The 2016 coup against Erdoğan marked the height of the instability. Istanbul was the coup’s main stage, and F16 fighter jets screamed over streets and bridges crowded with tanks and Erdoğan loyalists. The violent chaos in which more than 300 people were killed was the final drop for several locals and expats, who packed up and left. Cool Istanbul was officially over.

Thriving on ambiguity

In the aftermath of the coup, Erdoğan cleared the army, judiciary and security forces of opponents, changed the constitution in 2018 to a presidential system to bypass the constitutional re-election limit and invaded Syria the following year, prompting a scrap with President Donald Trump.

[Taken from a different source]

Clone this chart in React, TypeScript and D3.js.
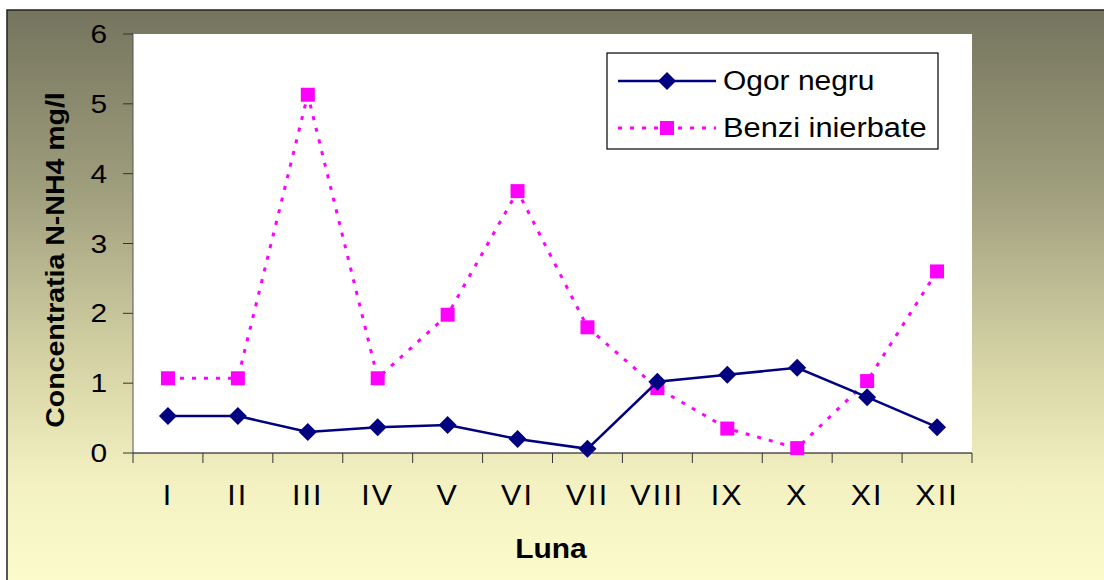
import React from 'react';
import * as d3 from 'd3';

const months = ['I', 'II', 'III', 'IV', 'V', 'VI', 'VII', 'VIII', 'IX', 'X', 'XI', 'XII'];
const ogorNegru = [0.53, 0.53, 0.3, 0.37, 0.4, 0.2, 0.06, 1.02, 1.12, 1.22, 0.8, 0.37];
const benziInierbate = [1.07, 1.07, 5.13, 1.07, 1.98, 3.75, 1.8, 0.93, 0.35, 0.07, 1.03, 2.6];
const yTicks = [0, 1, 2, 3, 4, 5, 6];

const NAVY = '#000080';
const MAGENTA = '#FF00FF';
const FONT = '"Liberation Sans", Arial, sans-serif';

function App() {
  const width = 1104, height = 580;
  const plot = { left: 133, right: 972, top: 34, bottom: 453 };

  const x = d3.scaleBand<string>()
    .domain(months)
    .range([plot.left, plot.right]);

  const y = d3.scaleLinear()
    .domain([0, 6])
    .range([plot.bottom, plot.top]);

  const cx = (m: string) => (x(m) as number) + x.bandwidth() / 2;

  const line = d3.line<number>()
    .x((_, i) => cx(months[i]))
    .y(d => y(d));

  const diamond = (px: number, py: number, r = 9) =>
    `M${px},${py - r}L${px + r},${py}L${px},${py + r}L${px - r},${py}Z`;

  const stretch = (tx: number, ty: number, s = 1.15) => `translate(${tx},${ty}) scale(${s},1)`;

  return (
    <svg width={width} height={height} style={{ position: 'absolute', left: 0, top: 0 }}>
      <defs>
        <linearGradient id="bg" x1="0" y1="0" x2="0" y2="1">
          <stop offset="0" stopColor="#75755f" />
          <stop offset="0.3" stopColor="#9e9d7c" />
          <stop offset="0.6" stopColor="#d6d4a6" />
          <stop offset="0.8" stopColor="#f3f1c1" />
          <stop offset="1" stopColor="#fefdcc" />
        </linearGradient>
      </defs>
      <rect x={0} y={0} width={width} height={height} fill="#ffffff" />
      <rect x={7} y={10} width={width + 10} height={height + 10} fill="url(#bg)" stroke="#222" strokeWidth={1.5} />

      {/* plot area */}
      <rect x={plot.left} y={plot.top} width={plot.right - plot.left} height={plot.bottom - plot.top} fill="#ffffff" />

      {/* y axis */}
      <line x1={plot.left} x2={plot.left} y1={plot.top} y2={plot.bottom} stroke="#555" strokeWidth={1} />
      {yTicks.map(t => (
        <g key={t}>
          <line x1={plot.left - 10} x2={plot.left} y1={y(t)} y2={y(t)} stroke="#333" strokeWidth={1} />
          <text transform={stretch(107, y(t) + 9)} textAnchor="end" fontFamily={FONT} fontSize={26} fill="#000">{t}</text>
        </g>
      ))}

      {/* x axis */}
      <line x1={plot.left} x2={plot.right} y1={plot.bottom} y2={plot.bottom} stroke="#000" strokeWidth={1.2} />
      {[...months.map(m => x(m) as number), plot.right].map((bx, i) => (
        <line key={i} x1={bx} x2={bx} y1={plot.bottom} y2={plot.bottom + 10} stroke="#333" strokeWidth={1} />
      ))}
      {months.map(m => (
        <text key={m} transform={stretch(cx(m), 505, 1.05)} textAnchor="middle" fontFamily={FONT} fontSize={29}
          letterSpacing={2} fill="#000">{m}</text>
      ))}

      {/* axis titles */}
      <text transform={stretch(551, 558, 1.07)} textAnchor="middle" fontFamily={FONT} fontSize={28} fontWeight="bold" fill="#000">Luna</text>
      <text transform={`translate(64,260) rotate(-90) scale(1.14,1)`} textAnchor="middle" fontFamily={FONT} fontSize={25}
        fontWeight="bold" fill="#000">Concentratia N-NH4 mg/l</text>

      {/* series: benzi inierbate */}
      <path d={line(benziInierbate) || ''} fill="none" stroke={MAGENTA} strokeWidth={3} strokeDasharray="4,8" />
      {benziInierbate.map((v, i) => (
        <rect key={i} x={cx(months[i]) - 7} y={y(v) - 7} width={14} height={14} fill={MAGENTA} />
      ))}

      {/* series: ogor negru */}
      <path d={line(ogorNegru) || ''} fill="none" stroke={NAVY} strokeWidth={2.5} />
      {ogorNegru.map((v, i) => (
        <path key={i} d={diamond(cx(months[i]), y(v))} fill={NAVY} />
      ))}

      {/* legend */}
      <rect x={607} y={53} width={331} height={96} fill="#ffffff" stroke="#000" strokeWidth={1.2} />
      <line x1={618} x2={716} y1={81} y2={81} stroke={NAVY} strokeWidth={2.5} />
      <path d={diamond(667, 81)} fill={NAVY} />
      <text transform={stretch(723, 90, 1.07)} fontFamily={FONT} fontSize={28} fill="#000">Ogor negru</text>
      <line x1={618} x2={716} y1={128} y2={128} stroke={MAGENTA} strokeWidth={3} strokeDasharray="4,8" />
      <rect x={660} y={121} width={14} height={14} fill={MAGENTA} />
      <text transform={stretch(723, 137, 1.1)} fontFamily={FONT} fontSize={28} fill="#000">Benzi inierbate</text>
    </svg>
  );
}

export default App;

The Turkish lira was further devalued against the dollar, and inflation saw the Turkish rate climb from 8 per cent at the time of Trump’s threat to a 2022 peak of 85 per cent. Turkey’s domestic drone-building capacity started making its mark on battlefields in Libya, Syria, Armenia and most recently Ukraine. Turkey had entered the home straight for the turbulent Twenties.

Around the same time, Erdoğan and the AKP’s performance in elections waned. The first upset came in the 2018 municipal elections, when the AKP lost control of Istanbul and Ankara. Erdoğan invalidated the result and called a second poll, but lost this one too. The defeat was particularly heavy for a man who had started his climb to the highest post from the Istanbul mayoralty. This month’s municipal elections confirmed the AKP’s slide, as it surrendered all Mediterranean-facing municipalities and retained only 24 of 81 districts nationwide.

Istanbul and Turkey entered the 2020s more influential than at any time in the past century

Ultimately, these election setbacks are unlikely to affect Turkey’s geopolitical priorities. For all criticisms of Erdoğan, Istanbul and Turkey entered the 2020s more sovereign and influential than at any time in the past century. Having overcome its identity uncertainties, the city thrives on the ambiguity of a location teetering just beyond the Schengen zone and self-consciously receiving the EU and US on equal terms with China, Russia and the Middle East. The city’s sprawling harshness and beauty inspire in new arrivals the intense illusion that they can reinvent themselves.

The Transatlantic shift of influence in the aftermath of the First World War is now draining back eastwards as America’s dominance wanes. During that century, Istanbul has been weakened and reinvigorated. But it remains at the diplomatic and geopolitical centre during a period of transformation, crowded once more with Russian and Middle Eastern émigrés.

My mother came to visit me in Istanbul in 2021. We went to visit the archive of Boğaziçi University, from where her grandfather graduated in 1897 before moving to Baku. I felt that perhaps we might come across a document or graduation photograph that would render his presence more palpable. A considerate American academic showed us around the library housed in the historian and traveller John Freely’s old campus house. But my mother showed little interest in revisiting the past.

Perhaps she was anxious not to become trapped by life’s circumstances in between two active magnetic fields, two states of being. As we walked away from the campus, I wondered whether Istanbul is capable of transcending the magnetic fields created by its geography, or is history doomed to repeat itself?